There have been criminal/civil prosecutions for hockey violence in the NHL. They usually involve pre-meditated acts where the victim was unable to consent to fight. Two recentish examples would be when Marty McSorley hit Donald Brashear with his stick, and Todd Bertuzzi sucker-punching Steve Moore, both incidents where the aggressor attacked a player unawares.

Pedantic point: the UK doesn't have district attorneys, they have crown prosecutors.

As to why the crown does not prosecute, my understanding is that it is because the governing case law (R v Donovan) holds that athletes are inherently consenting to be harmed, so long as the injury does not rise to the level of grievous bodily harm.

Well baseball does have the whole “if you throw at our players we will throw at yours”

Yeah, for sure. Likewise, baseball used to enforce things like not showboating by throwing at guys. Even then, the culture of this is pretty tightly policed - throwing at someone's head has pretty much always been unacceptable and can quickly escalate to actual fights. If you did wrong, you're going to get drilled in the ribs or ass, that's just how things have always worked and it's not even a bad system for controlling behavior. Not really all that dangerous, but it hurts like hell and represents a tit-for-tat that doesn't necessarily invite escalation.

Nor for boxers -- fighting has been a part of hockey since the beginning, it wasn't so long ago that it was pretty normal for the fans to be fighting during the game! (mostly in minor/local leagues, but still)

Fights on the job are often enough considered just part of the job, rather than serious crimes. It's the white-collar world which is weird in that you so rarely get fights and if you do not only is someone going to get fired they're likely going to jail.

Idunno what professions you are talking about but between all the manual labor jobs i've ever done the boss uniformly does not think its part of the job to be fighting the other guys instead of like, working. I've seen dudes get jumped outside of work for stealing another guys pill bottle and shit like that but if it happened "on the job" people would for sure be getting fired.

Construction was the main one, but I know of another though it's a bit too specific. And yeah, the bosses don't like it and people get fired, but if the cops got called every time someone on a construction site got into it, they'd have no time to do anything else.

I, too, have never seen any fights when working construction. Edit: checked with a career tradesperson.
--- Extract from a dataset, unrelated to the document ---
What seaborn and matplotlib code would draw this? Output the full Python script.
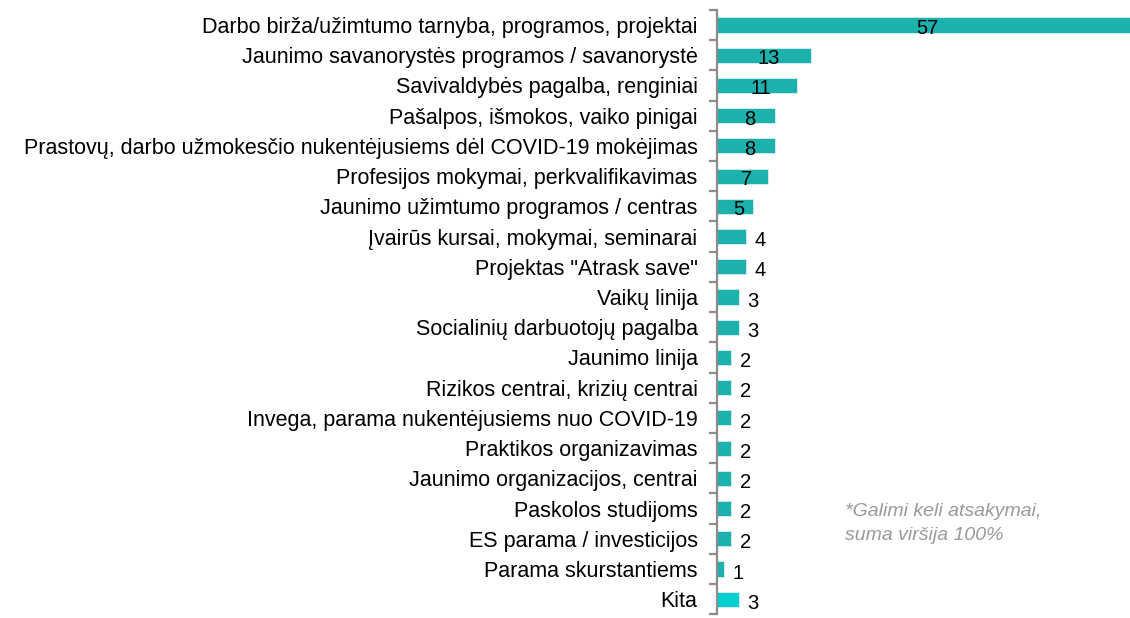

When fights occasionally occurred, they would be offsite, usually while drunk. In rare cases of on-site fights, people would quit preemptively or be fired.

hockey has long had a culture of policing things that aren't quite illegal, but considered excessive via player-based enforcement in fights.

Cycling too, in some places - there are a lot of legal ways to be an asshole, even a dangerous asshole, in a bike race. Riders can also swerve and take each other out. So there's basically a gentlemen's agreement going in cycling.